Cuando tiene vocación de bondad y respetabilidad, la envidia se hace llamar sana. Tenemos sana envidia de las virtudes o los logros de alguien a a quien admiramos. Nos gustaría ser como él o conseguir lo que él ha conseguido y no dudamos en confesárselo personalmente, de modo que esta envidia no le perjudica, sino que, al contrario, le enaltece y le coloca en un pedestal al que los envidiosos sanos aspiramos. Hay envidias, pues, que gratifican al envidiado, aumentan su estatura y su entidad. Para nada lo menoscaban. Le convierten en ejemplo a seguir y paradigma digno de imitación. Aquí viene bien el proverbio chino (siempre hay un proverbio chino a mano): "una torre se mide por su sombra, y el hombre de mérito, por el número de sus envidiosos".
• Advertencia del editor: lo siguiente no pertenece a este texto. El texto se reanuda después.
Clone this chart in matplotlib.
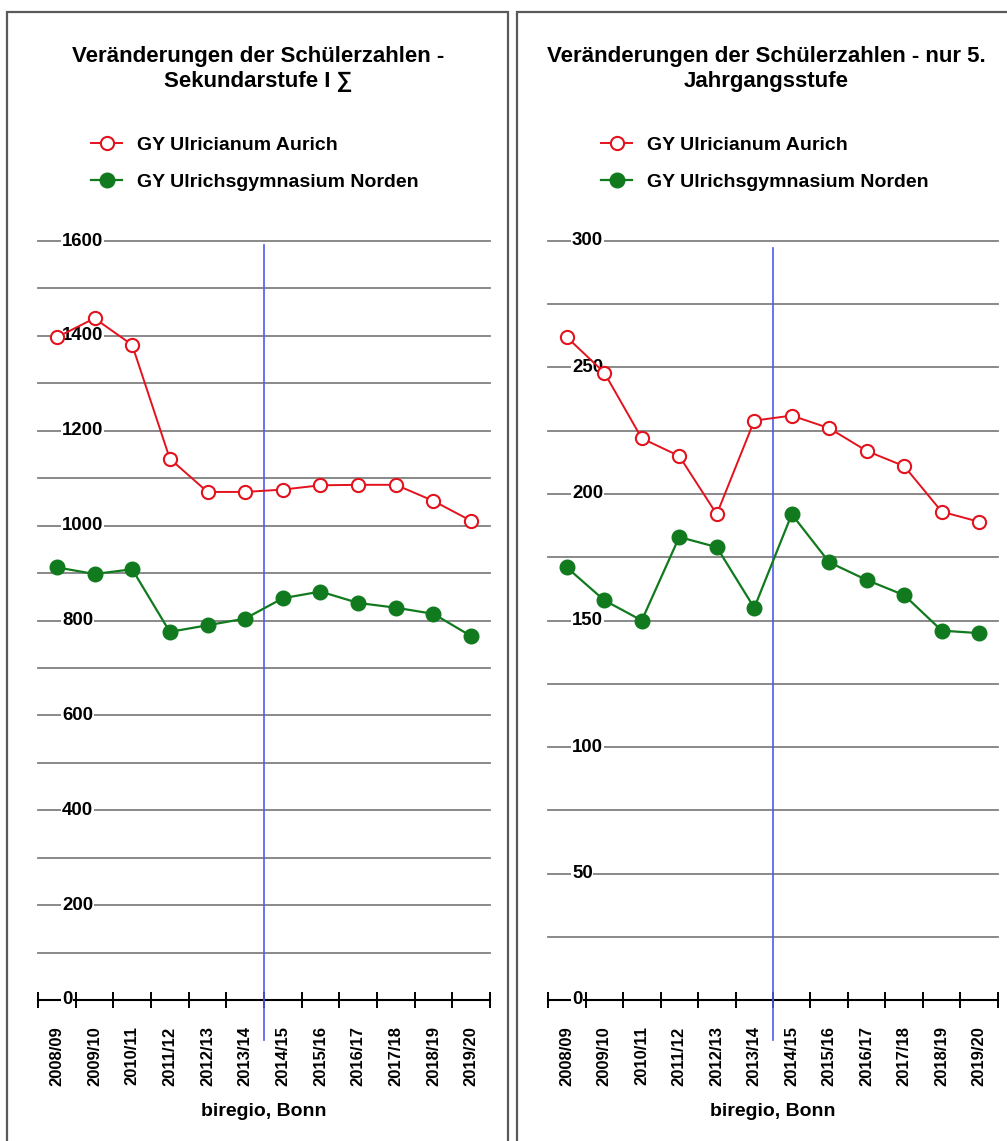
"""
Zwei Liniendiagramme: Veraenderungen der Schuelerzahlen (Sek. I und 5. Jahrgang).
"""

import matplotlib
matplotlib.use("Agg")
import matplotlib.pyplot as plt
import matplotlib.patches as mpatches
from matplotlib.transforms import ScaledTranslation

plt.rcParams["font.family"] = ["Liberation Sans", "DejaVu Sans"]
plt.rcParams["font.weight"] = "bold"

# --- Daten ---
YEARS = ["2008/09", "2009/10", "2010/11", "2011/12", "2012/13", "2013/14",
         "2014/15", "2015/16", "2016/17", "2017/18", "2018/19", "2019/20"]
SERIES_NAMES = ["GY Ulricianum Aurich", "GY Ulrichsgymnasium Norden"]

SEK1_AURICH = [1397, 1437, 1381, 1141, 1071, 1071, 1076, 1085, 1086, 1086, 1052, 1010]
SEK1_NORDEN = [912, 898, 908, 776, 790, 804, 847, 861, 837, 827, 814, 767]

JG5_AURICH = [262, 248, 222, 215, 192, 229, 231, 226, 217, 211, 193, 189]
JG5_NORDEN = [171, 158, 150, 183, 179, 155, 192, 173, 166, 160, 146, 145]

TITLES = ["Veränderungen der Schülerzahlen -\nSekundarstufe I \u2211",
          "Veränderungen der Schülerzahlen - nur 5.\nJahrgangsstufe"]
SOURCE = "biregio, Bonn"

SEK1_GRID = list(range(100, 1700, 100))
SEK1_LABELS = list(range(0, 1700, 200))
JG5_GRID = list(range(25, 325, 25))
JG5_LABELS = list(range(0, 350, 50))

# --- Layout (Pixel) ---
W, H = 1007, 1141
RED = "#e3121d"
GREEN = "#117a1e"
BLUE = "#4b5cf2"

fig = plt.figure(figsize=(W / 100, H / 100), dpi=100)


def fx(x):
    return x / W


def fy(y):
    return 1 - y / H


def panel(frame, px_left, px_right, title_cx, title, aurich, norden, ymax, grid, labels,
          blue_top):
    # Rahmen (unten/rechts abgeschnitten)
    fl, fr = frame
    fig.add_artist(mpatches.Rectangle(
        (fx(fl), fy(H + 20)), fx(fr - fl), fy(12) - fy(H + 20),
        transform=fig.transFigure, fill=False, ec="#5a5a5a", lw=1.6, clip_on=False))

    ax = fig.add_axes([fx(px_left), fy(1000), fx(px_right - px_left), fy(241) - fy(1000)])
    x = list(range(len(YEARS)))

    ax.plot(x, aurich, color=RED, lw=1.4, marker="o", ms=9.5, mfc="white",
            mec=RED, mew=1.5, label=SERIES_NAMES[0], zorder=5, clip_on=False)
    ax.plot(x, norden, color=GREEN, lw=1.6, marker="o", ms=10.5, mfc=GREEN,
            mec=GREEN, label=SERIES_NAMES[1], zorder=5, clip_on=False)

    ax.set_xlim(-0.5, len(YEARS) - 0.5)
    ax.set_ylim(0, ymax)

    # Gitterlinien
    ax.set_yticks(grid)
    ax.grid(axis="y", color="#808080", lw=1.3)
    for gl in ax.get_ygridlines():
        gl.set_clip_on(False)
    ax.set_axisbelow(True)
    ax.tick_params(axis="y", length=0, labelleft=False)

    # y-Beschriftung innerhalb der Achse
    off = ax.get_yaxis_transform() + ScaledTranslation(0.24, 0, fig.dpi_scale_trans)
    for v in labels:
        ax.text(0, v, str(v), transform=off, ha="left", va="center",
                fontsize=13.4, fontweight="bold", zorder=3,
                bbox=dict(fc="white", ec="none", pad=0.5))

    # x-Achse
    ax.set_xticks([i - 0.5 for i in range(len(YEARS) + 1)])
    ax.set_xticklabels([])
    ax.set_xticks(x, minor=True)
    ax.set_xticklabels(YEARS, minor=True, rotation=90, fontsize=12, fontweight="bold")
    ax.tick_params(axis="x", which="major", direction="inout", length=11.5, width=1.4,
                   color="black")
    ax.tick_params(axis="x", which="minor", length=0, pad=19)
    ax.set_xlabel(SOURCE, fontsize=14, fontweight="bold", labelpad=12)

    for s in ("top", "left", "right"):
        ax.spines[s].set_visible(False)
    ax.spines["bottom"].set_linewidth(1.5)
    ax.spines["bottom"].set_zorder(2)

    # Trennlinie 2013/14 | 2014/15
    span = 1000 - 241
    ax.axvline(5.5, ymin=-40 / span, ymax=(1000 - blue_top) / span, color=BLUE,
               lw=1.2, clip_on=False, zorder=4)

    fig.text(fx(title_cx), fy(69), title, ha="center", va="center",
             fontsize=16, fontweight="bold", linespacing=1.2)

    ax.legend(loc="upper left", bbox_to_anchor=(fx(fl + 84), fy(136)),
              bbox_transform=fig.transFigure, frameon=False, fontsize=14,
              handlelength=1.6, handletextpad=0.75, labelspacing=1.0,
              borderpad=0, borderaxespad=0)
    return ax


panel((7, 508), 38, 490, 258, TITLES[0], SEK1_AURICH, SEK1_NORDEN, 1600,
      SEK1_GRID, SEK1_LABELS, 245)
panel((517, 1030), 548, 998, 766, TITLES[1], JG5_AURICH, JG5_NORDEN, 300,
      JG5_GRID, JG5_LABELS, 248)

fig.savefig("out.png", dpi=100)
Pero vayamos a la envidia mala, la que expresa tristeza porque a otro le vaya bien. Hay mucho envidioso suelto, y por todas partes. Bastantes de ellos tienen cierta razón para serlo: son tan mediocres que, como no pueden alegrarse por nada propio, sufren por lo ajeno y les encantaría que al envidiado le pasara algo malo. Pero uno de los mayores misterios de la vida es la existencia de gente que no necesita -entre comillas- la envidia para nada, pero la cría, alimenta y ejerce a tope. Se trata de individuos con talento, salud y buena posición, profesionales respetados y tal vez queridos, pero, hijo mío, están envenenados por dentro, sin que nadie sepa el por qué de tantos gatos en la barriga. No soportan el éxito de otros, se reconcomen si al amigo le va bien y sufren en aparente silencio las buenas noticias del colega o del vecino.

Esto tiene que ser, por fuerza, una enfermedad. Y así lo ha certificado el Instituto Nacional de Ciencias Radiológicas de Japón. Sus estudios demuestran que las partes del cerebro que se activan cuando una persona se siente mal por el éxito de otra o le desea un perjuicio son las mismas que intervienen cuando se produce un dolor físico (para estudiosos: se trata de la corteza cingulada anterior dorsal). De modo que el envidioso padece exactamente igual por el triunfo ajeno que por un buen dolor de cabeza. Su cerebro se estimula en el mismo lado y con la misma cadencia si le duele el estómago que si le duele el corazón.

Hay que compadecer, sobre todo, a esos prisioneros de la envidia inmotivada. Más que nada, por lo que escribía Schopenhauer: "La envidia de los hombres muestra lo infelices que se sienten".